SumMerge: an efficient algorithm and implementation for weight repetition-aware DNN inference

Deep Neural Network (DNN) inference efficiency is a key concern across the myriad of domains now relying on Deep Learning. A recent promising direction to speed-up inference is to exploit \emph{weight repetition}. The key observation is that due to DNN quantization schemes---which attempt to reduce DNN storage requirements by reducing the number of bits needed to represent each weight---the same weight is bound to repeat many times within and across filters. This enables a weight-repetition aware inference kernel to factorize and memoize out common sub-computations, reducing arithmetic per inference while still maintaining the compression benefits of quantization. Yet, significant challenges remain. For instance, weight repetition introduces significant irregularity in the inference operation and hence (up to this point) has required custom hardware accelerators to derive net benefit.

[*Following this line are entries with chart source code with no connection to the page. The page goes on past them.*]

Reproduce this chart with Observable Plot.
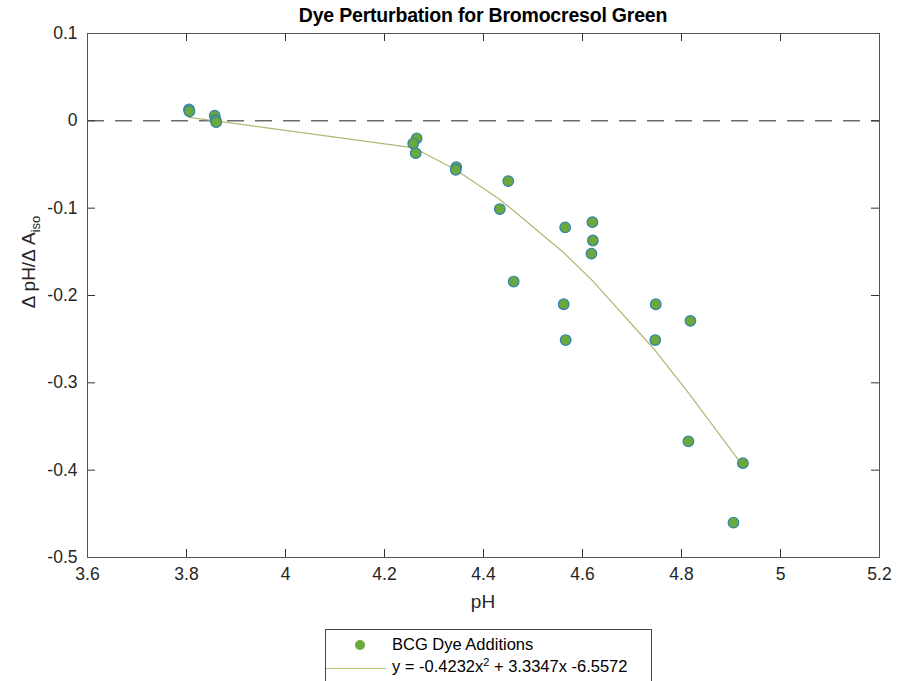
<!DOCTYPE html>
<html><head><meta charset="utf-8">
<script src="https://cdn.jsdelivr.net/npm/d3@7"></script>
<script src="https://cdn.jsdelivr.net/npm/@observablehq/plot@0.6"></script>
<style>
html,body{margin:0;padding:0;background:#fff;}
body{overflow:hidden;width:898px;height:681px;position:relative;font-family:"Liberation Sans",Arial,sans-serif;color:#262626;}
#chart{position:absolute;left:0;top:0;}
.title{position:absolute;left:87px;width:792px;top:4px;text-align:center;font-weight:bold;font-size:19.5px;color:#000;white-space:nowrap;letter-spacing:-0.2px;}
.xlabel{position:absolute;left:87px;width:792px;top:591px;text-align:center;font-size:19px;white-space:nowrap;}
.ylabel{position:absolute;left:30px;top:262px;transform:translate(-50%,-50%) rotate(-90deg);font-size:19px;white-space:nowrap;}
.ylabel sub{font-size:13px;vertical-align:-5px;}
.legend{position:absolute;left:325px;top:629px;width:327px;height:80px;border:1px solid #444;background:#fff;box-sizing:border-box;}
.legend .row{position:absolute;left:0;white-space:nowrap;font-size:16.5px;color:#000;}
.legend .dot{position:absolute;width:10px;height:10px;border-radius:50%;background:#6aa93a;}
.legend .ln{position:absolute;height:0;border-top:1.2px solid #b6c46e;}
.legend sup{font-size:11px;vertical-align:6px;line-height:0;}
</style>
</head><body>
<div id="chart"></div>
<div class="title">Dye Perturbation for Bromocresol Green</div>
<div class="ylabel">&Delta; pH/&Delta; A<sub>iso</sub></div>
<div class="xlabel">pH</div>
<div class="legend">
  <div class="dot" style="left:29px;top:10px;"></div>
  <div class="row" style="left:66px;top:5px;">BCG Dye Additions</div>
  <div class="ln" style="left:0px;width:60px;top:38px;"></div>
  <div class="row" style="left:66px;top:27px;">y = -0.4232x<sup>2</sup> + 3.3347x -6.5572</div>
</div>
<script>
// Measured data (pH, ΔpH/ΔA_iso)
const phValues = [3.805, 3.806, 3.857, 3.859, 3.860, 4.265, 4.258, 4.263, 4.345, 4.344,
                  4.450, 4.433, 4.461, 4.565, 4.562, 4.566, 4.620, 4.621, 4.618,
                  4.748, 4.747, 4.818, 4.814, 4.924, 4.905];
const dpValues = [0.013, 0.011, 0.006, 0.001, -0.0015, -0.020, -0.026, -0.037, -0.053, -0.056,
                  -0.069, -0.101, -0.184, -0.122, -0.210, -0.251, -0.116, -0.137, -0.152,
                  -0.210, -0.251, -0.229, -0.367, -0.392, -0.460];
// Fit curve
const fitX = [3.805, 3.858, 4.26, 4.344, 4.433, 4.45, 4.461, 4.564, 4.62, 4.747, 4.816, 4.924];
const fitY = [0.004, 0.000, -0.031, -0.056, -0.090, -0.098, -0.103, -0.152, -0.183, -0.263, -0.313, -0.395];
const xTicks = [3.6, 3.8, 4.0, 4.2, 4.4, 4.6, 4.8, 5.0, 5.2];
const yTicks = [0.1, 0, -0.1, -0.2, -0.3, -0.4, -0.5];

const points = phValues.map((x, i) => ({x, y: dpValues[i]}));
const fit = fitX.map((x, i) => ({x, y: fitY[i]}));
const fmt = d => String(+d.toFixed(1));

const W = 898, H = 681, mT = 33, mB = 124, mL = 87, mR = 19;
const fw = W - mL - mR, fh = H - mT - mB, tk = 8;

const chart = Plot.plot({
  width: W, height: H,
  marginTop: mT, marginBottom: mB, marginLeft: mL, marginRight: mR,
  style: {fontFamily: "'Liberation Sans', Arial, sans-serif", fontSize: "17.5px", color: "#262626", background: "#fff"},
  x: {domain: [3.6, 5.2]},
  y: {domain: [-0.5, 0.1]},
  marks: [
    Plot.ruleY([0], {stroke: "#222", strokeWidth: 1, strokeDasharray: "17,11"}),
    Plot.tickX(xTicks, {x: d => d, stroke: "#333", insetTop: fh - tk}),
    Plot.tickX(xTicks, {x: d => d, stroke: "#333", insetBottom: fh - tk}),
    Plot.tickY(yTicks, {y: d => d, stroke: "#333", insetRight: fw - tk}),
    Plot.tickY(yTicks, {y: d => d, stroke: "#333", insetLeft: fw - tk}),
    Plot.axisX(xTicks, {tickSize: 0, tickPadding: 10, tickFormat: fmt, label: null, fill: "#262626"}),
    Plot.axisY(yTicks, {tickSize: 0, tickPadding: 10, tickFormat: fmt, label: null, fill: "#262626"}),
    Plot.frame({stroke: "#555", strokeWidth: 1}),
    Plot.line(fit, {x: "x", y: "y", stroke: "#b0b872", strokeWidth: 1.2}),
    Plot.dot(points, {x: "x", y: "y", r: 5.3, fill: "#6aa93a", stroke: "#3182b0", strokeWidth: 1.2})
  ]
});
document.getElementById("chart").appendChild(chart);
</script>
</body></html>
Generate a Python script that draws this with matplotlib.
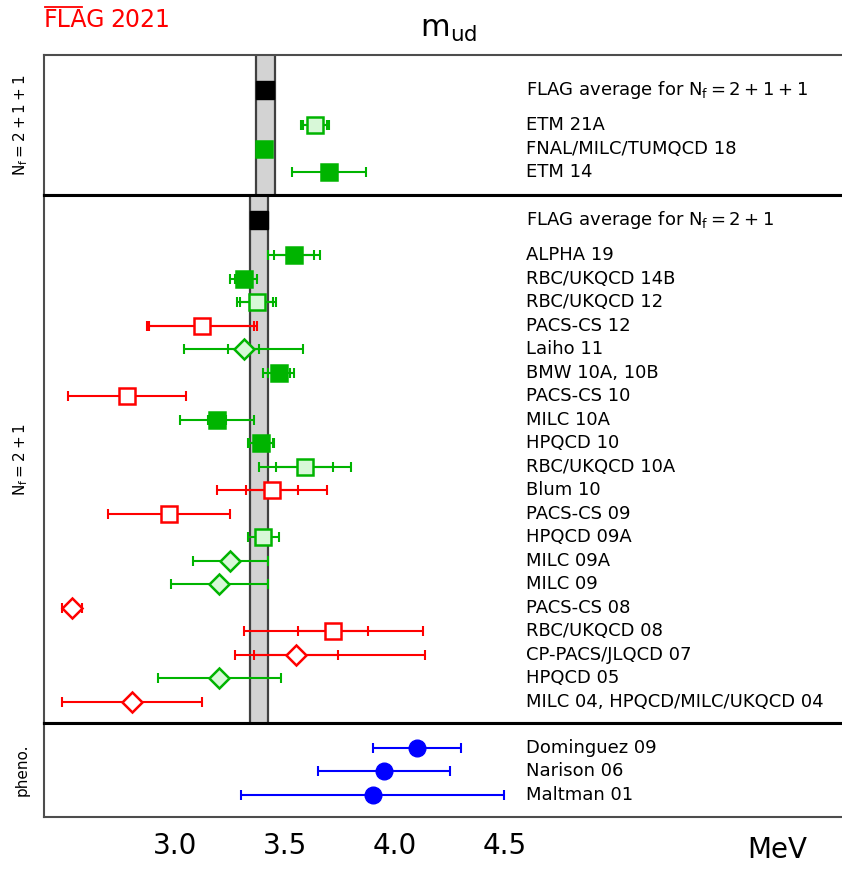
import numpy as np
import matplotlib
matplotlib.use("Agg")
import matplotlib.pyplot as plt
from matplotlib.lines import Line2D

GREEN = "#00b400"
LIGHT = "#d8f8d8"
RED = "#ff0000"
BLUE = "#0000ff"

# FLAG averages (value, half width of band)
avg_4 = (3.410, 0.043)
avg_3 = (3.381, 0.040)

# Nf = 2+1+1
names_4 = ["ETM 21A", "FNAL/MILC/TUMQCD 18", "ETM 14"]
val_4 = [3.636, 3.404, 3.70]
lo_4 = [0.065, 0.025, 0.17]
hi_4 = [0.065, 0.025, 0.17]
stat_4 = [0.055, 0.0, 0.0]
kind_4 = ["open", "filled", "filled"]
sym_4 = ["s", "s", "s"]

# Nf = 2+1
names_3 = ["ALPHA 19", "RBC/UKQCD 14B", "RBC/UKQCD 12", "PACS-CS 12", "Laiho 11",
           "BMW 10A, 10B", "PACS-CS 10", "MILC 10A", "HPQCD 10", "RBC/UKQCD 10A",
           "Blum 10", "PACS-CS 09", "HPQCD 09A", "MILC 09A", "MILC 09",
           "PACS-CS 08", "RBC/UKQCD 08", "CP-PACS/JLQCD 07", "HPQCD 05",
           "MILC 04, HPQCD/MILC/UKQCD 04"]
val_3 = [3.54, 3.31, 3.37, 3.12, 3.31, 3.47, 2.78, 3.19, 3.39, 3.59,
         3.44, 2.97, 3.40, 3.25, 3.20, 2.527, 3.72, 3.55, 3.20, 2.80]
lo_3 = [0.12, 0.06, 0.09, 0.25, 0.27, 0.07, 0.27, 0.17, 0.06, 0.21,
        0.25, 0.28, 0.07, 0.17, 0.22, 0.047, 0.41, 0.28, 0.28, 0.32]
hi_3 = [0.12, 0.06, 0.09, 0.25, 0.27, 0.07, 0.27, 0.17, 0.06, 0.21,
        0.25, 0.28, 0.07, 0.17, 0.22, 0.047, 0.41, 0.59, 0.28, 0.32]
stat_3 = [0.09, 0.04, 0.075, 0.24, 0.07, 0.05, 0.0, 0.04, 0.055, 0.13,
          0.12, 0.0, 0.0, 0.0, 0.0, 0.0, 0.16, 0.19, 0.0, 0.0]
kind_3 = ["filled", "filled", "open", "bad", "open", "filled", "bad", "filled",
          "filled", "open", "bad", "bad", "open", "open", "open", "bad", "bad",
          "bad", "open", "bad"]
sym_3 = ["s", "s", "s", "s", "D", "s", "s", "s", "s", "s",
         "s", "s", "s", "D", "D", "D", "s", "D", "D", "D"]

# phenomenology
names_ph = ["Dominguez 09", "Narison 06", "Maltman 01"]
val_ph = [4.10, 3.95, 3.90]
err_ph = [0.20, 0.30, 0.60]

XMIN, XMAX = 2.40, 6.04
LABEL_X = 4.6
FS = 13

fig = plt.figure(figsize=(8.42, 8.69), dpi=100)
W, H = 842.0, 869.0
left, width = 44 / W, 1 - 44 / W


def make_ax(top_px, bot_px):
    ax = fig.add_axes([left, 1 - bot_px / H, width, (bot_px - top_px) / H])
    ax.set_xlim(XMIN, XMAX)
    ax.set_yticks([])
    ax.spines["right"].set_visible(False)
    ax.spines["left"].set_color("0.3")
    ax.spines["left"].set_linewidth(1.5)
    for s in ("top", "bottom"):
        ax.spines[s].set_color("black")
        ax.spines[s].set_linewidth(2.2)
    ax.tick_params(axis="x", length=0, labelbottom=False)
    return ax


def style(kind):
    if kind == "filled":
        return GREEN, GREEN, GREEN
    if kind == "open":
        return GREEN, LIGHT, GREEN
    if kind == "bad":
        return RED, "white", RED
    return "black", "black", "black"


def draw_point(ax, y, v, lo, hi, st, kind, sym):
    c, fc, ec = style(kind)
    ax.errorbar(v, y, xerr=[[lo], [hi]], fmt="none", ecolor=c, elinewidth=1.5,
                capsize=3.5, capthick=1.5, zorder=3)
    if st > 0:
        ax.errorbar(v, y, xerr=st, fmt="none", ecolor=c, elinewidth=1.5,
                    capsize=3.5, capthick=1.5, zorder=3)
    ms = 10.5 if sym == "D" else 11.5
    ax.plot(v, y, marker=sym, ms=ms, mfc=fc, mec=ec, mew=1.8, ls="none", zorder=4)


def band(ax, avg):
    v, e = avg
    ax.axvspan(v - e, v + e, facecolor="#d3d3d3", edgecolor="none", zorder=1)
    ax.axvline(v - e, color="0.25", lw=1.6, zorder=2)
    ax.axvline(v + e, color="0.25", lw=1.6, zorder=2)
    ax.errorbar(v, 0, xerr=e, fmt="s", color="black", ms=13, elinewidth=1.5,
                capsize=0, zorder=4)


# top panel: Nf = 2+1+1
ax1 = make_ax(55, 195)
ax1.set_ylim(4.47, -1.49)
ax1.spines["top"].set_color("0.3")
ax1.spines["top"].set_linewidth(1.5)
band(ax1, avg_4)
ax1.text(LABEL_X, 0, r"FLAG average for $\mathrm{N_f=2+1+1}$", fontsize=FS, va="center")
for i in range(len(names_4)):
    y = 1.5 + i
    draw_point(ax1, y, val_4[i], lo_4[i], hi_4[i], stat_4[i], kind_4[i], sym_4[i])
    ax1.text(LABEL_X, y, names_4[i], fontsize=FS, va="center")
ax1.set_ylabel(r"$\mathrm{N_f=2+1+1}$", fontsize=11, labelpad=10)

# middle panel: Nf = 2+1
ax2 = make_ax(195, 723)
ax2.set_ylim(21.41, -1.06)
band(ax2, avg_3)
ax2.text(LABEL_X, 0, r"FLAG average for $\mathrm{N_f=2+1}$", fontsize=FS, va="center")
for i in range(len(names_3)):
    y = 1.5 + i
    draw_point(ax2, y, val_3[i], lo_3[i], hi_3[i], stat_3[i], kind_3[i], sym_3[i])
    ax2.text(LABEL_X, y, names_3[i], fontsize=FS, va="center")
ax2.set_ylabel(r"$\mathrm{N_f=2+1}$", fontsize=11, labelpad=10)

# bottom panel: phenomenology
ax3 = make_ax(723, 817)
ax3.set_ylim(2.94, -1.06)
ax3.spines["bottom"].set_color("0.3")
ax3.spines["bottom"].set_linewidth(1.5)
for i in range(len(names_ph)):
    ax3.errorbar(val_ph[i], i, xerr=err_ph[i], fmt="o", color=BLUE, ms=12,
                 elinewidth=1.5, capsize=3.5, capthick=1.5, zorder=3)
    ax3.text(LABEL_X, i, names_ph[i], fontsize=FS, va="center")
ax3.set_ylabel("pheno.", fontsize=11, labelpad=10)
ax3.set_xticks([3.0, 3.5, 4.0, 4.5])
ax3.set_xticklabels(["3.0", "3.5", "4.0", "4.5"])
ax3.tick_params(axis="x", length=0, labelbottom=True, labelsize=20, pad=11)

fig.text(0.533, 0.966, r"$\mathrm{m_{ud}}$", fontsize=22, ha="center", va="center")
fig.text(0.923, 0.022, "MeV", fontsize=20, ha="center", va="center")

# FLAG logo with a bar over "FLA"
fig.text(44 / W, 1 - 27 / H, "FLAG", fontsize=17, color="red", ha="left", va="baseline")
fig.text(110 / W, 1 - 27 / H, "2021", fontsize=17, color="red", ha="left", va="baseline")
fig.add_artist(Line2D([45 / W, 82 / W], [1 - 7 / H, 1 - 7 / H], color="red", lw=1.3))

fig.savefig("out.png", dpi=100)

This paper proposes SumMerge: a new algorithm and set of implementation techniques to make weight repetition practical on general-purpose devices such as CPUs. The key idea is to formulate inference as traversing a sequence of data-flow graphs \emph{with weight-dependent structure}. We develop an offline heuristic to select a data-flow graph structure that minimizes arithmetic operations per inference (given trained weight values) and use an efficient online procedure to traverse each data-flow graph and compute the inference result given DNN inputs. We implement the above as an optimized C++ routine that runs on a commercial multicore processor with vector extensions and evaluate performance relative to Intel's optimized library oneDNN and the prior-art weight repetition algorithm (AGR). When applied on top of six different quantization schemes, SumMerge achieves a speedup of between 1.09x-2.05x and 1.04x-1.51x relative to oneDNN and AGR, respectively, while simultaneously compressing the DNN model by 8.7x to 15.4x.